Initialize the progress tracker.
Instance variables
bytes_tracking_enabled: bool
: Return True if bytes are being tracked.
destination_records_delivered_per_second: float
: Return the number of records delivered per second.
elapsed_finalization_seconds: float
: Return the number of seconds elapsed since the read operation started.
elapsed_finalization_time_str: str
: Return duration as a string.
elapsed_read_seconds: float
: Return the number of seconds elapsed since the read operation started.
elapsed_read_time_string: str
: Return duration as a string.
elapsed_seconds: float
: Return the number of seconds elapsed since the operation started.
elapsed_seconds_since_last_update: float | None
: Return the number of seconds elapsed since the last update.
elapsed_time_string: str
: Return duration as a string.
job_description: str
: Return a description of the job, combining source, destination, and cache inputs.
total_bytes_read: int
: Return the total number of bytes read.
Return None if bytes are not being tracked.
total_destination_records_confirmed: int
: Return the total number of records confirmed by the destination.
total_destination_records_delivered: int
: Return the total number of records delivered to the destination.
total_destination_write_time_seconds: float
: Return the total time elapsed in seconds.
total_destination_write_time_str: str
: Return the total time elapsed as a string.
total_megabytes_read: float
: Return the total number of bytes read.
Return None if no bytes have been read, as this is generally due to bytes not being tracked.

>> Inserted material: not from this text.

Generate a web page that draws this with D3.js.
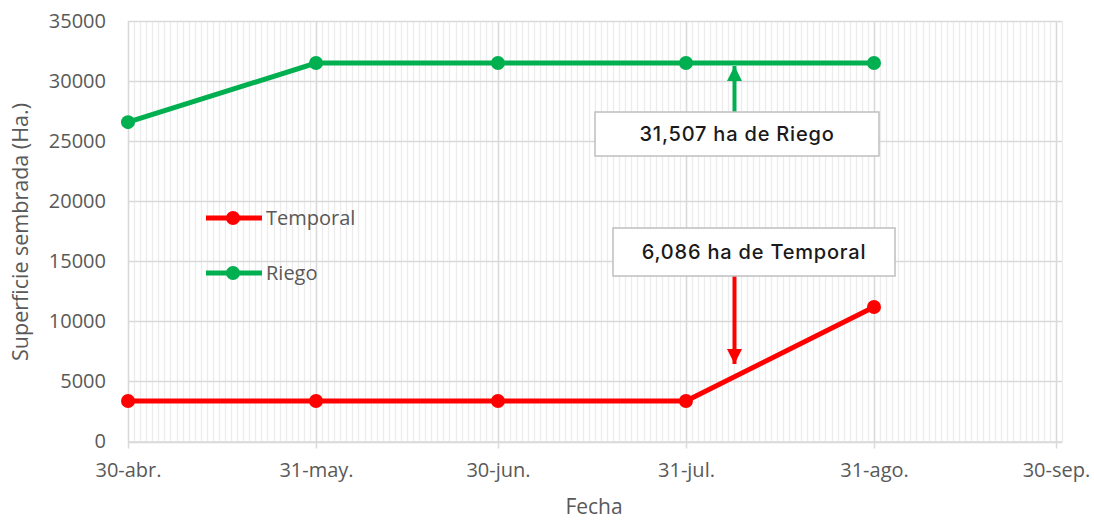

total_time_elapsed_seconds: float
: Return the total time elapsed in seconds.
total_time_elapsed_str: str
: Return the total time elapsed as a string.
Methods
log_batch_written(self, stream_name: str, batch_size: int) ‑> None
: Log that a batch has been written.
Args: stream_name: The name of the stream. batch_size: The number of records in the batch.

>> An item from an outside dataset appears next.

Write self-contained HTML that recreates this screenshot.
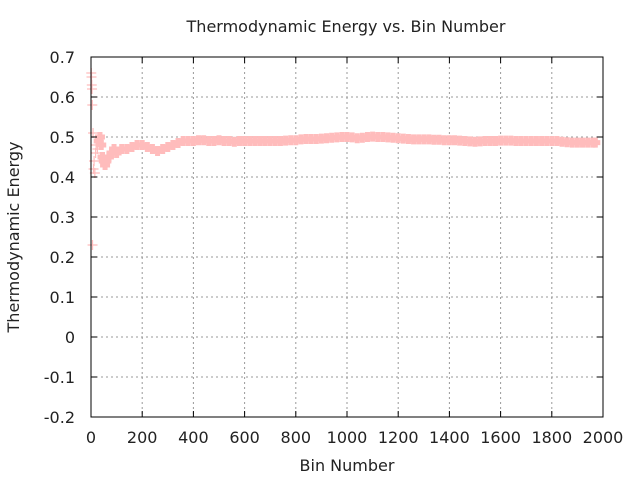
<!DOCTYPE html>
<html><head><meta charset="utf-8"><style>
body{margin:0;background:#fff;}
svg text{font-family:"DejaVu Sans","Liberation Sans",sans-serif;font-size:16px;fill:#222;}
</style></head><body>
<svg id="chart" width="640" height="480" xmlns="http://www.w3.org/2000/svg">
<rect width="640" height="480" fill="#fff"/>
<g id="grid"></g>
<g id="series"></g>
<rect x="91" y="57" width="512" height="360" fill="none" stroke="#000" stroke-width="1"/>
<g id="ticks"></g>
<text x="346" y="32" text-anchor="middle">Thermodynamic Energy vs. Bin Number</text>
<text x="347" y="471" text-anchor="middle">Bin Number</text>
<text transform="translate(19,237) rotate(-90)" text-anchor="middle">Thermodynamic Energy</text>
</svg>
<script>
const xTicks=[0,200,400,600,800,1000,1200,1400,1600,1800,2000];
const yTicks=[-0.2,-0.1,0,0.1,0.2,0.3,0.4,0.5,0.6,0.7];
const yTickLabels=["-0.2","-0.1","0","0.1","0.2","0.3","0.4","0.5","0.6","0.7"];
const bins=[1,2,3,4,5,6,8,10,12,15,18,20,25,30,35,40,45,50,55,60,70,80,90,100,120,140,160,180,200,220,240,260,280,300,320,340,360,380,400,420,440,460,480,500,520,540,560,580,600,620,640,660,680,700,720,740,760,780,800,820,840,860,880,900,920,940,960,980,1000,1020,1040,1060,1080,1100,1120,1140,1160,1180,1200,1220,1240,1260,1280,1300,1320,1340,1360,1380,1400,1420,1440,1460,1480,1500,1520,1540,1560,1580,1600,1620,1640,1660,1680,1700,1720,1740,1760,1780,1800,1820,1840,1860,1880,1900,1920,1940,1960,1970];
const energy=[0.66,0.65,0.63,0.62,0.58,0.23,0.51,0.42,0.44,0.41,0.46,0.48,0.47,0.49,0.50,0.48,0.45,0.44,0.43,0.44,0.45,0.46,0.47,0.46,0.47,0.47,0.475,0.48,0.48,0.475,0.47,0.465,0.47,0.475,0.48,0.485,0.49,0.49,0.49,0.492,0.492,0.49,0.49,0.492,0.49,0.49,0.488,0.49,0.49,0.49,0.49,0.49,0.49,0.49,0.49,0.49,0.491,0.492,0.492,0.494,0.495,0.495,0.495,0.496,0.497,0.498,0.499,0.50,0.50,0.499,0.497,0.498,0.50,0.501,0.50,0.50,0.499,0.498,0.497,0.496,0.495,0.494,0.494,0.494,0.494,0.493,0.493,0.492,0.492,0.492,0.491,0.49,0.489,0.488,0.489,0.49,0.49,0.49,0.491,0.491,0.491,0.49,0.49,0.49,0.49,0.49,0.49,0.49,0.49,0.49,0.488,0.487,0.486,0.486,0.486,0.486,0.486,0.486];
const NS="http://www.w3.org/2000/svg";
const X0=91,X1=603,Y0=417,Y1=57;
function sx(v){return X0+(v-0)/(2000-0)*(X1-X0);}
function sy(v){return Y0-(v-(-0.2))/(0.7-(-0.2))*(Y0-Y1);}
function mk(tag,attrs){const e=document.createElementNS(NS,tag);for(const k in attrs)e.setAttribute(k,attrs[k]);return e;}
const grid=document.getElementById('grid'),ticks=document.getElementById('ticks'),series=document.getElementById('series');
xTicks.forEach((t,i)=>{
  const x=sx(t);
  if(i>0&&i<xTicks.length-1){const g=mk('line',{x1:x,x2:x,y1:Y1,y2:Y0,stroke:'#999','stroke-dasharray':'2,3'});
  
  
  grid.appendChild(g);}
  const a=mk('line',{x1:x,x2:x,y1:Y0,y2:Y0-6,stroke:'#000'});
  
  
  ticks.appendChild(a);
  const b=mk('line',{x1:x,x2:x,y1:Y1,y2:Y1+6,stroke:'#000'});
  
  
  ticks.appendChild(b);
  const l=mk('text',{x:x,y:443,'text-anchor':'middle'});l.textContent=t;
  
  
  ticks.appendChild(l);
});
yTicks.forEach((t,i)=>{
  const y=sy(t);
  if(i>0&&i<yTicks.length-1){const g=mk('line',{x1:X0,x2:X1,y1:y,y2:y,stroke:'#999','stroke-dasharray':'2,3'});
  
  
  grid.appendChild(g);}
  const a=mk('line',{x1:X0,x2:X0+6,y1:y,y2:y,stroke:'#000'});
  
  
  ticks.appendChild(a);
  const b=mk('line',{x1:X1,x2:X1-6,y1:y,y2:y,stroke:'#000'});
  
  
  ticks.appendChild(b);
  const l=mk('text',{x:75,y:y+6,'text-anchor':'end'});l.textContent=yTickLabels[i];
  
  
  ticks.appendChild(l);
});
bins.forEach((b,i)=>{
  const x=sx(b),y=sy(energy[i]);
  const p=mk('path',{d:`M${x-5},${y}H${x+5}M${x},${y-5}V${y+5}`,stroke:'#ffbcbc','stroke-width':(b>=30?'5':'1.2'),fill:'none'});
  
  
  series.appendChild(p);
});
</script>
</body></html>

log_batches_finalized(self, stream_name: str, num_batches: int) ‑> None
: Log that a batch has been finalized.
log_batches_finalizing(self, stream_name: str, num_batches: int) ‑> None
: Log that batch are ready to be finalized.
In our current implementation, we ignore the stream name and number of batches. We just use this as a signal that we're finished reading and have begun to finalize any accumulated batches.

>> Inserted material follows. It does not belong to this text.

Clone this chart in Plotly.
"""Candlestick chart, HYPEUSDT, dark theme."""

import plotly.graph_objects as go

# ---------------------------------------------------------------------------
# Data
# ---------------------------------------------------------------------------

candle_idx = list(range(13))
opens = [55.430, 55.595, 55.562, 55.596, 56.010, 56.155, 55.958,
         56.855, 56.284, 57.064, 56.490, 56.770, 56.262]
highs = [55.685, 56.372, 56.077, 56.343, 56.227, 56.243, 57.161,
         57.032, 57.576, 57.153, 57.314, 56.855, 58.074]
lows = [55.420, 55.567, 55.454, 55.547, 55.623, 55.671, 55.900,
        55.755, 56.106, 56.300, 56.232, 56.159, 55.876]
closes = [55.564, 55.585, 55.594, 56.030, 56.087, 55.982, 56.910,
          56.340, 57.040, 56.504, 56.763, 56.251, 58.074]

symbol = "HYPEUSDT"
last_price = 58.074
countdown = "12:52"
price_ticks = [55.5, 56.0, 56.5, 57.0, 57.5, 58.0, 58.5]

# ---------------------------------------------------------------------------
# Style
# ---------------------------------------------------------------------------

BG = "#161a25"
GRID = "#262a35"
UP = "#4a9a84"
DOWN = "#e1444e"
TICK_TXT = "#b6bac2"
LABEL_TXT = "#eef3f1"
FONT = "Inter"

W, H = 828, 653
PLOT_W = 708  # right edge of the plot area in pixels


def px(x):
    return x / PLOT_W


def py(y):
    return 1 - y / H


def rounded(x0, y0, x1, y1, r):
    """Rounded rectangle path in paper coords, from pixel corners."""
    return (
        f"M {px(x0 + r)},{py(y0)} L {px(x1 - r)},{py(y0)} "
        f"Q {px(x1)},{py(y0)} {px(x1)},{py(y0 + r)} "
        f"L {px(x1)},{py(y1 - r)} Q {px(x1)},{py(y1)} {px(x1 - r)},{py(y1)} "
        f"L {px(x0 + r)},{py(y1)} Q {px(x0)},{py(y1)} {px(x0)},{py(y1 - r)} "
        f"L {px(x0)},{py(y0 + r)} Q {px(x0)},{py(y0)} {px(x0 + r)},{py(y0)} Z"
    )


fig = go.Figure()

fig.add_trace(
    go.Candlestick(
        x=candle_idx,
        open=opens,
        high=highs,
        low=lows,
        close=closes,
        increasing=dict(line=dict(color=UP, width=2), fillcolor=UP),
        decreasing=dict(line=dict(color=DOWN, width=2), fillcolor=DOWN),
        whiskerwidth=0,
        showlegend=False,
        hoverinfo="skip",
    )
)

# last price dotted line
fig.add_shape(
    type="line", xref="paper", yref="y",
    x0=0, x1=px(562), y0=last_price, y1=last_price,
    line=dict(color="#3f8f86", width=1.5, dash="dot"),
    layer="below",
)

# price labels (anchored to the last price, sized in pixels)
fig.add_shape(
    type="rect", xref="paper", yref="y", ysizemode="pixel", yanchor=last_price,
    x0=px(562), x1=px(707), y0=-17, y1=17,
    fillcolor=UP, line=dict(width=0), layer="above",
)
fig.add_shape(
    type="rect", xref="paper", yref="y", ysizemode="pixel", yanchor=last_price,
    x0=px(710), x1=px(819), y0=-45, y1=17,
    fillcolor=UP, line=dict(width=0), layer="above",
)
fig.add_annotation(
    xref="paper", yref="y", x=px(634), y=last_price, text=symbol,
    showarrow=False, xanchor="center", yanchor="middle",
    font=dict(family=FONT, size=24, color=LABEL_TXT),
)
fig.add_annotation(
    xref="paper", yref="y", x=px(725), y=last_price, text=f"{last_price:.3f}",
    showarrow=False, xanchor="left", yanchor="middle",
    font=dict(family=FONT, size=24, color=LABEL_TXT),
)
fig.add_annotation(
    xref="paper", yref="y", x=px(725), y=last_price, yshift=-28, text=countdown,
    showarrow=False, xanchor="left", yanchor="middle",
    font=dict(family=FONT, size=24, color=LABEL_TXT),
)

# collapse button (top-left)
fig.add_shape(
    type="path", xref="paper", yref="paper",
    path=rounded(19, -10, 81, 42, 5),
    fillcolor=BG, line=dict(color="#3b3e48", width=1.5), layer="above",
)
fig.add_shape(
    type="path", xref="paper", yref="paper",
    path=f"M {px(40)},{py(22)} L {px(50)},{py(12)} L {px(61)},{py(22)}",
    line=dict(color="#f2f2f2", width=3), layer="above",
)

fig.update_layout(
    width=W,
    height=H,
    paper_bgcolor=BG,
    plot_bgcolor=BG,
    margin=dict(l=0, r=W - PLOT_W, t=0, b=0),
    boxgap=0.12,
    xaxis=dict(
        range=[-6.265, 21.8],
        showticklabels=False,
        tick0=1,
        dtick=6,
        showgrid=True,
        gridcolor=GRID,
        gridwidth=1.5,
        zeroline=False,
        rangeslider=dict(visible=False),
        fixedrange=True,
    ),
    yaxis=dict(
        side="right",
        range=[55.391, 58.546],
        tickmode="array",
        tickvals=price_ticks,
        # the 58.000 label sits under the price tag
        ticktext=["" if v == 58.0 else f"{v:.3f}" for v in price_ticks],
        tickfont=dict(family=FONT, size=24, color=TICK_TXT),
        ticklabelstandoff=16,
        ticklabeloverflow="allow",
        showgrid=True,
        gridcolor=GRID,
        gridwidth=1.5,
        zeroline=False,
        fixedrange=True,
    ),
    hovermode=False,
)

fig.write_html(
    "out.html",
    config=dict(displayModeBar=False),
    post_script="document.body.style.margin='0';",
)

log_cache_processing_complete(self) ‑> None
: Log that cache processing is complete.
log_failure(self, exception: Exception) ‑> None
: Log the failure of a sync operation.
log_read_complete(self) ‑> None
: Log that reading is complete.
log_stream_finalized(self, stream_name: str) ‑> None
: Log that a stream has been finalized.
log_stream_start(self, stream_name: str) ‑> None
: Log that a stream has started reading.
log_success(self) ‑> None
: Log the success of a sync operation.
reset_progress_style(self, style: ProgressStyle = ProgressStyle.AUTO) ‑> None
: Set the progress bar style.
You can call this method at any time to change the progress bar style as needed.
Usage:
from airbyte.progress import progress, ProgressStyle
progress.reset_progress_style(ProgressStyle.PLAIN)
tally_bytes_read(self, bytes_read: int, stream_name: str) ‑> None
: Tally the number of bytes read.
Unlike the other tally methods, this method does not yield messages.
tally_confirmed_writes(self, messages: Iterable[AirbyteMessage]) ‑> Generator[AirbyteMessage, Any, None]
: This method watches for state messages and tally records that are confirmed written.
The original messages are passed through unchanged.
tally_pending_writes(self, messages: IO[str] | AirbyteMessageIterator) ‑> Generator[AirbyteMessage, None, None]
: This method simply tallies the number of records processed and yields the messages.
tally_records_read(self, messages: Iterable[AirbyteMessage], *, auto_close_streams: bool = False) ‑> Generator[AirbyteMessage, Any, None]
: This method simply tallies the number of records processed and yields the messages.